Amongst all the new features in iOS 9, I spotted one on Twitter that I hadn’t seen before:

There is nothing cooler than seeing my iOS9 devices report HTTP/2 from Safari @ http2bin.org. Welcome to the HTTP/2 future!

It turns out that Cory blogged about this several months ago, but otherwise this change seems to have passed very quietly.

The status quo – HTTP/1.1 – is over fifteen years old. The web has changed a lot since then, and decisions made for the web of 1997 just don’t make sense today. Enter HTTP/2: a new protocol intended to replace HTTP/1.1, with a design that’s appropriate for the modern web. It’s been in the works for several years, and was finally published as an RFC in May.

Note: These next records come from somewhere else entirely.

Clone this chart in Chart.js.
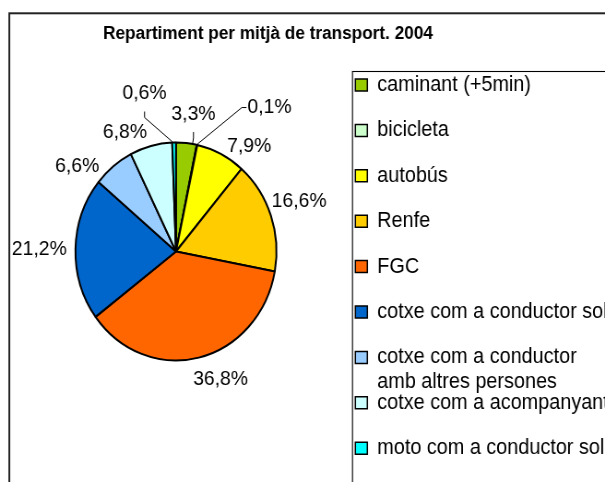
<!DOCTYPE html>
<html><head><meta charset="utf-8">
<script src="https://cdn.jsdelivr.net/npm/chart.js@4"></script>
<style>
html,body{margin:0;padding:0;background:#fff;overflow:hidden;width:605px;height:482px;}
#wrap{position:relative;width:605px;height:560px;}
#c{display:block;width:605px;height:560px;}
</style></head><body>
<div id="wrap"><canvas id="c" width="656" height="560" style="width:605px;height:560px"></canvas></div>
<script>
// ---- data ----
const categories = [
  'caminant (+5min)',
  'bicicleta',
  'autobús',
  'Renfe',
  'FGC',
  'cotxe com a conductor sol',
  ['cotxe com a conductor', 'amb altres persones'],
  'cotxe com a acompanyant',
  'moto com a conductor sol'
];
const shares = [3.3, 0.1, 7.9, 16.6, 36.8, 21.2, 6.6, 6.8, 0.6];
const sliceColors = ['#99CC00', '#CCFFCC', '#FFFF00', '#FFCC00', '#FF6600', '#0066CC', '#99CCFF', '#CCFFFF', '#00FFFF'];
const chartTitle = 'Repartiment per mitjà de transport. 2004';

// ---- style ----
// The canvas is drawn 656px wide and shown 605px wide, as the original picture is horizontally condensed.
const FONT = "'Liberation Sans', Arial, Helvetica, sans-serif";

const framePlugin = {
  id: 'frame',
  beforeDraw(chart) {
    const ctx = chart.ctx;
    const lg = chart.legend;
    // let the legend labels run on to the canvas edge, as in the original (cut by the picture border)
    lg.right = chart.width;
    lg.width = lg.right - lg.left;
    ctx.save();
    ctx.fillStyle = '#fff';
    ctx.fillRect(0, 0, chart.width, chart.height);
    ctx.strokeStyle = '#222';
    ctx.lineWidth = 2;
    ctx.strokeRect(10.1, 13.3, chart.width + 50, chart.height + 50);
    ctx.strokeStyle = '#000';
    ctx.lineWidth = 1.1;
    ctx.strokeRect(lg.left + 20.8, 71.5, chart.width, chart.height);
    ctx.restore();
  }
};

const sliceLabelPlugin = {
  id: 'sliceLabels',
  afterDraw(chart, args, opts) {
    const ctx = chart.ctx;
    const meta = chart.getDatasetMeta(0);
    const ds = chart.data.datasets[0];
    ctx.save();
    ctx.font = opts.font;
    ctx.fillStyle = '#000';
    ctx.strokeStyle = '#000';
    ctx.lineWidth = 1;
    ctx.textAlign = 'center';
    ctx.textBaseline = 'middle';
    meta.data.forEach((arc, i) => {
      const p = arc.getProps(['x', 'y', 'startAngle', 'endAngle', 'outerRadius'], true);
      const R = p.outerRadius + 1;
      const pt = a => ({x: p.x + R * Math.cos(a), y: p.y + R * Math.sin(a)});
      const mid = (p.startAngle + p.endAngle) / 2;
      const P = pt(mid);
      const text = ds.data[i].toFixed(1).replace('.', ',') + '%';
      const w = ctx.measureText(text).width, h = 16;
      const c = Math.cos(mid), s = Math.sin(mid);
      const n = opts.nudges[i] || [0, 0];
      const L = {x: P.x + c * (w / 2 + 6) + n[0], y: P.y + s * (h / 2 + 6) + n[1]};
      ctx.fillText(text, L.x, L.y);
      if (ds.data[i] < opts.leaderBelow) {
        const dx = P.x - L.x, dy = P.y - L.y;
        let S, T;
        if (Math.abs(dy) >= Math.abs(dx)) {
          const sg = Math.sign(dy);
          S = {x: L.x, y: L.y + sg * (h / 2 + 10)};
          T = {x: S.x, y: S.y + sg * 6};
        } else {
          const sg = Math.sign(dx);
          S = {x: L.x + sg * (w / 2 + 1), y: L.y};
          T = {x: S.x + sg * 5, y: S.y};
        }
        let a = Math.atan2(T.y - p.y, T.x - p.x);
        if (a < -Math.PI / 2) a += 2 * Math.PI;
        a = Math.min(Math.max(a, p.startAngle), p.endAngle);
        const E = pt(a);
        ctx.beginPath();
        ctx.moveTo(S.x, S.y);
        ctx.lineTo(T.x, T.y);
        ctx.lineTo(E.x, E.y);
        ctx.stroke();
      }
    });
    ctx.restore();
  }
};

const legendWrapPlugin = {
  id: 'legendWrap',
  afterDraw(chart) {
    const lg = chart.legend;
    const lo = lg.options.labels;
    const font = Chart.helpers.toFont(lo.font);
    const itemHeight = Math.max(font.size, lo.boxHeight);
    const ctx = chart.ctx;
    ctx.save();
    ctx.font = font.string;
    ctx.fillStyle = lo.color;
    ctx.textAlign = 'left';
    ctx.textBaseline = 'middle';
    chart.data.labels.forEach((lab, i) => {
      if (!Array.isArray(lab)) return;
      const hb = lg.legendHitBoxes[i];
      const x = hb.left + lo.boxWidth + font.size / 2;
      lab.slice(1).forEach((line, k) => {
        ctx.fillText(line, x, hb.top + itemHeight / 2 + (k + 1) * font.lineHeight);
      });
    });
    ctx.restore();
  }
};

new Chart(document.getElementById('c'), {
  type: 'pie',
  data: {
    labels: categories,
    datasets: [{
      data: shares,
      backgroundColor: sliceColors,
      borderColor: '#000',
      borderWidth: 2,
      radius: 109
    }]
  },
  options: {
    responsive: false,
    devicePixelRatio: 1,
    animation: false,
    events: [],
    layout: {padding: {left: 20.2, right: 95, top: 0, bottom: 0}},
    plugins: {
      tooltip: {enabled: false},
      title: {
        display: true, text: chartTitle, color: '#000',
        font: {family: FONT, size: 18.66, weight: 'bold', lineHeight: 1.2},
        padding: {top: 22.8, bottom: 4.81}
      },
      subtitle: {
        display: true, text: '', position: 'bottom', fullSize: false,
        font: {size: 10, lineHeight: 1.2},
        padding: {top: 95, bottom: 0}
      },
      legend: {
        position: 'right', align: 'start', fullSize: true, maxWidth: 199.6,
        title: {display: true, text: '', font: {size: 10, lineHeight: 1.2}, padding: {top: 38.35, bottom: 0}},
        labels: {
          font: {family: FONT, size: 21.5, lineHeight: 1.1628},
          color: '#000',
          boxWidth: 13, boxHeight: 12, padding: 23.9,
          generateLabels(chart) {
            const items = Chart.overrides.pie.plugins.legend.labels.generateLabels(chart);
            return items.map(it => Object.assign({}, it, {
              text: Array.isArray(it.text) ? it.text[0] : it.text,
              lineWidth: 1.5
            }));
          }
        }
      },
      sliceLabels: {
        font: "21px 'Liberation Sans', Arial, Helvetica, sans-serif",
        leaderBelow: 4,
        nudges: [[4.5, -14.2], [72.1, -22.7], [17.0, 5.5], [-4.0, -9.6], [15.2, 6.6], [-2.5, 0.6], [-19.9, 11.45], [-20.5, 1.1], [-31.4, -34]]
      }
    }
  },
  plugins: [framePlugin, sliceLabelPlugin, legendWrapPlugin]
});
</script>
</body></html>
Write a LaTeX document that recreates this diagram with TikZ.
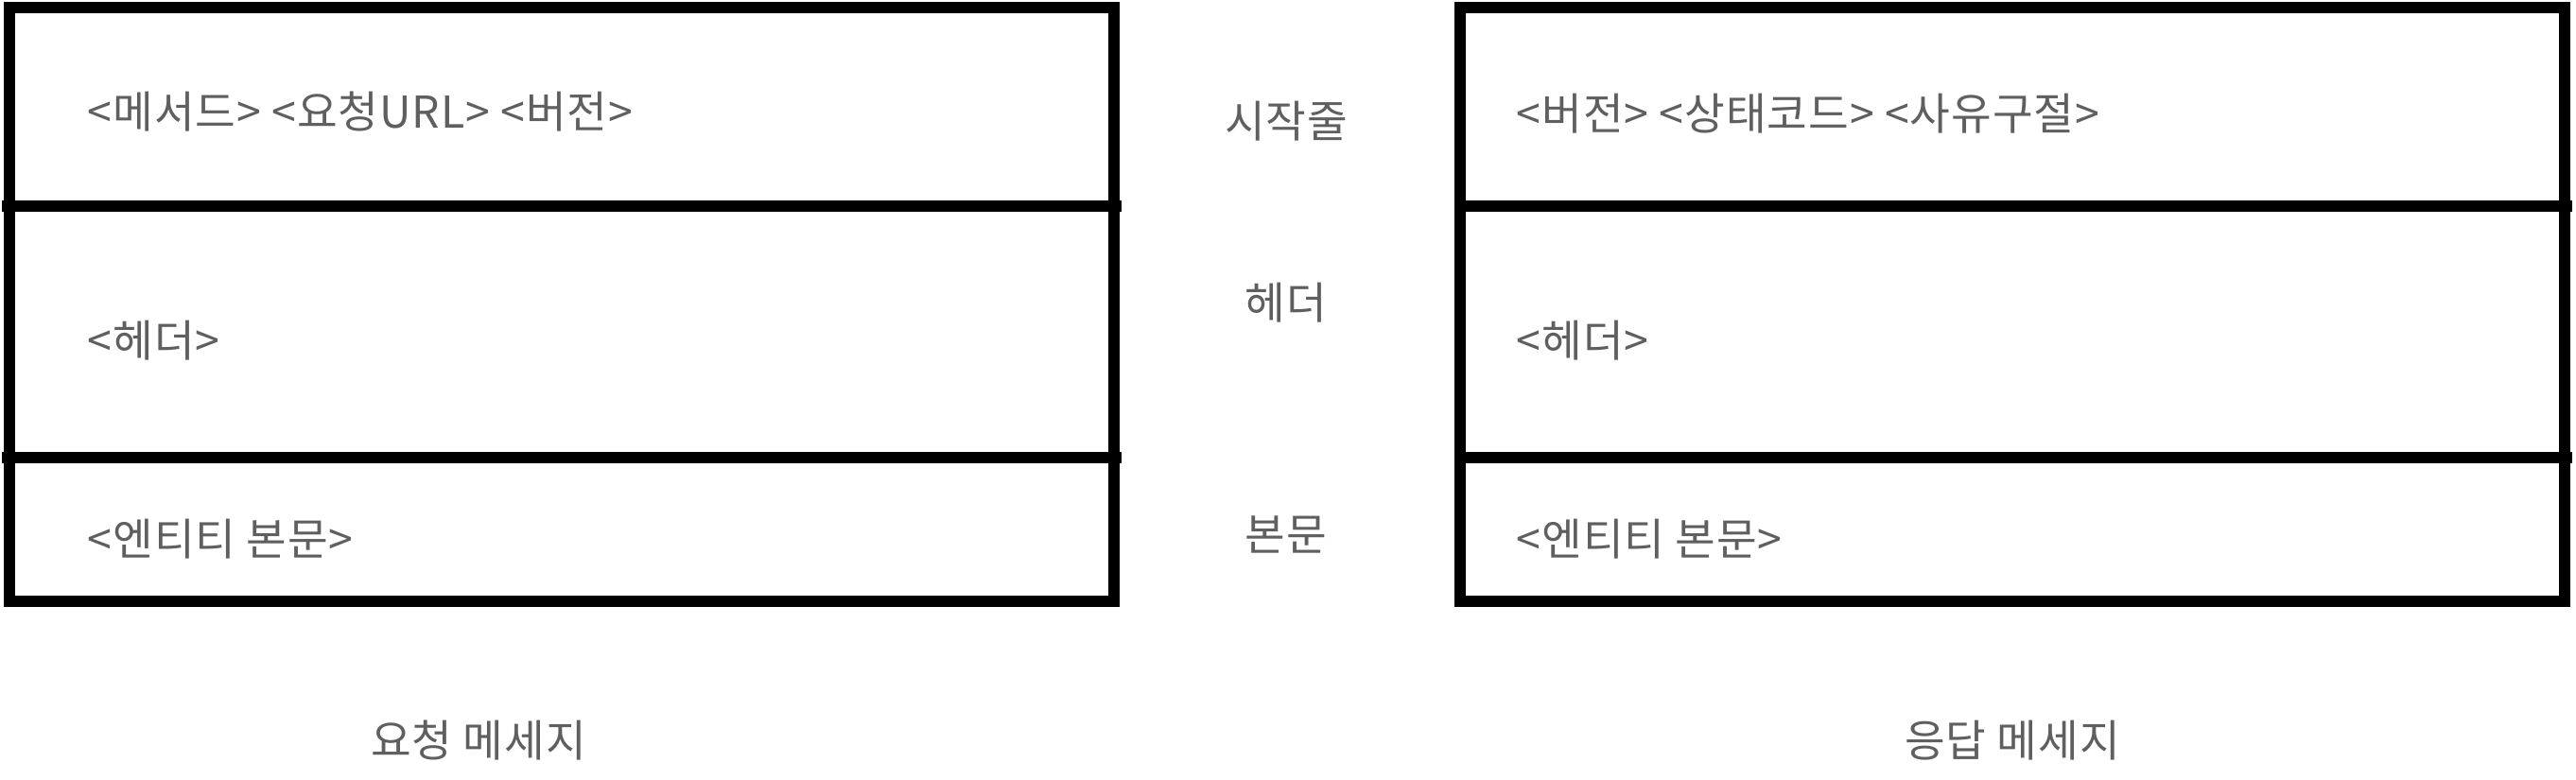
\documentclass[tikz,border=0pt]{standalone}
\usepackage{fontspec}
\setmainfont{Noto Sans CJK KR}[LetterSpace=2]
\usetikzlibrary{positioning}
\definecolor{labelgray}{HTML}{5F5F5F}

\begin{document}
\begin{tikzpicture}[
  x=0.01cm,y=-0.01cm,
  frame/.style={draw=black,line width=0.12cm},
  divider/.style={frame,line cap=butt},
  field/.style={anchor=base west,inner sep=0pt,text=labelgray,font=\fontsize{13.2pt}{15.5pt}\selectfont},
  part/.style={field,anchor=base}
]
\useasboundingbox (0,0) rectangle (2724,824);

% Request message.
\draw[frame] (10,8) rectangle (1178,636);
\draw[divider] (2,218) -- (1186,218);
\draw[divider] (2,484) -- (1186,484);
\node[field] (reqstart) at (92,135) {<메서드> <요청URL> <버전>};
\node[field] (reqhead) at (92,377) {<헤더>};
\node[field] (reqbody) at (92,587) {<엔티티 본문>};
\node[part] (reqcap) at (506,800) {요청 메세지};

% Names of the three parts.
\node[part] (start) at (1360,145) {시작줄};
\node[part] (head) at (1360,337) {헤더};
\node[part] (body) at (1360,582) {본문};

% Response message.
\draw[frame] (1544,8) rectangle (2712,636);
\draw[divider] (1538,218) -- (2720,218);
\draw[divider] (1538,484) -- (2720,484);
\node[field] (resstart) at (1603,137) {<버전> <상태코드> <사유구절>};
\node[field] (reshead) at (1603,377) {<헤더>};
\node[field] (resbody) at (1603,587) {<엔티티 본문>};
\node[part] (rescap) at (2128,800) {응답 메세지};
\end{tikzpicture}
\end{document}
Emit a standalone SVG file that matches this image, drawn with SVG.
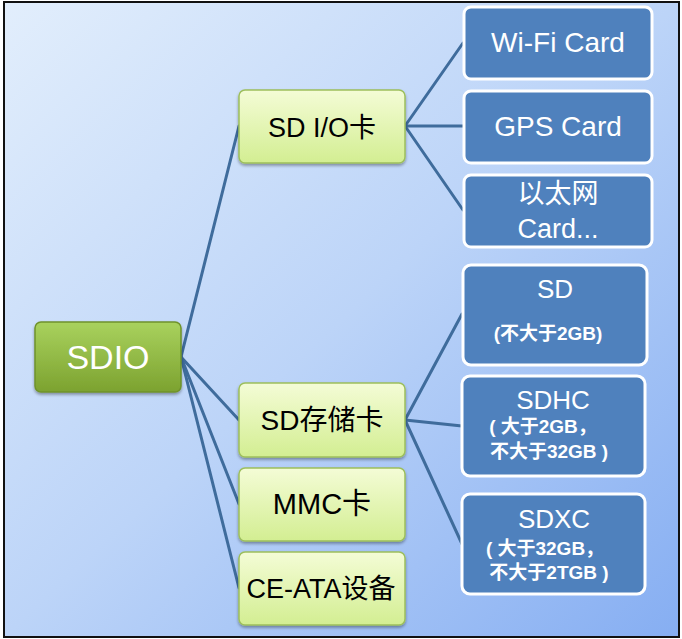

I first heard of HTTP/2 in Cory’s talk at PyCon, and I thought it was an interesting technical idea. He makes a compelling case for the benefits, but I didn’t expect it to be adopted quickly. Until lots of browers could use it, who would rush to adopt it server-side?

With iOS 9, that calculus has changed.

It turns out that Apple announced support for HTTP/2 all the way back in June, at WWDC: Networking with NSURLSession (start at the 13 minute mark). The same session introduced App Transport Security (HTTPS by default for all apps), and I suspect that overshadowed this announcement. It doesn’t help that I’ve found almost no mention of it in Apple’s developer docs.

But the crux is this:

As of iOS 9 and El Capitan, all NSURLSession requests can support HTTP/2. (And if you’ve been running the developer seeds, you’ve had it for a while.)

Apple have been using this themselves: remote access to HomeKit devices via iCloud all goes via HTTP/2. And I wouldn’t be surprised if they start using it to push out software updates, given that CDNs were explicitly called out as an HTTP/2 provider in that session.

Even assuming a very conservative adoption rate, there are now tens of millions of new clients that support HTTP/2. That’s got to push the needle on server-side adoption (and guess what I’m planning for next weekend!).

HTTP is a fundamental part of the web, and HTTP/2 is a key part of its future. I’m incredibly pleased to see Apple driving it forward.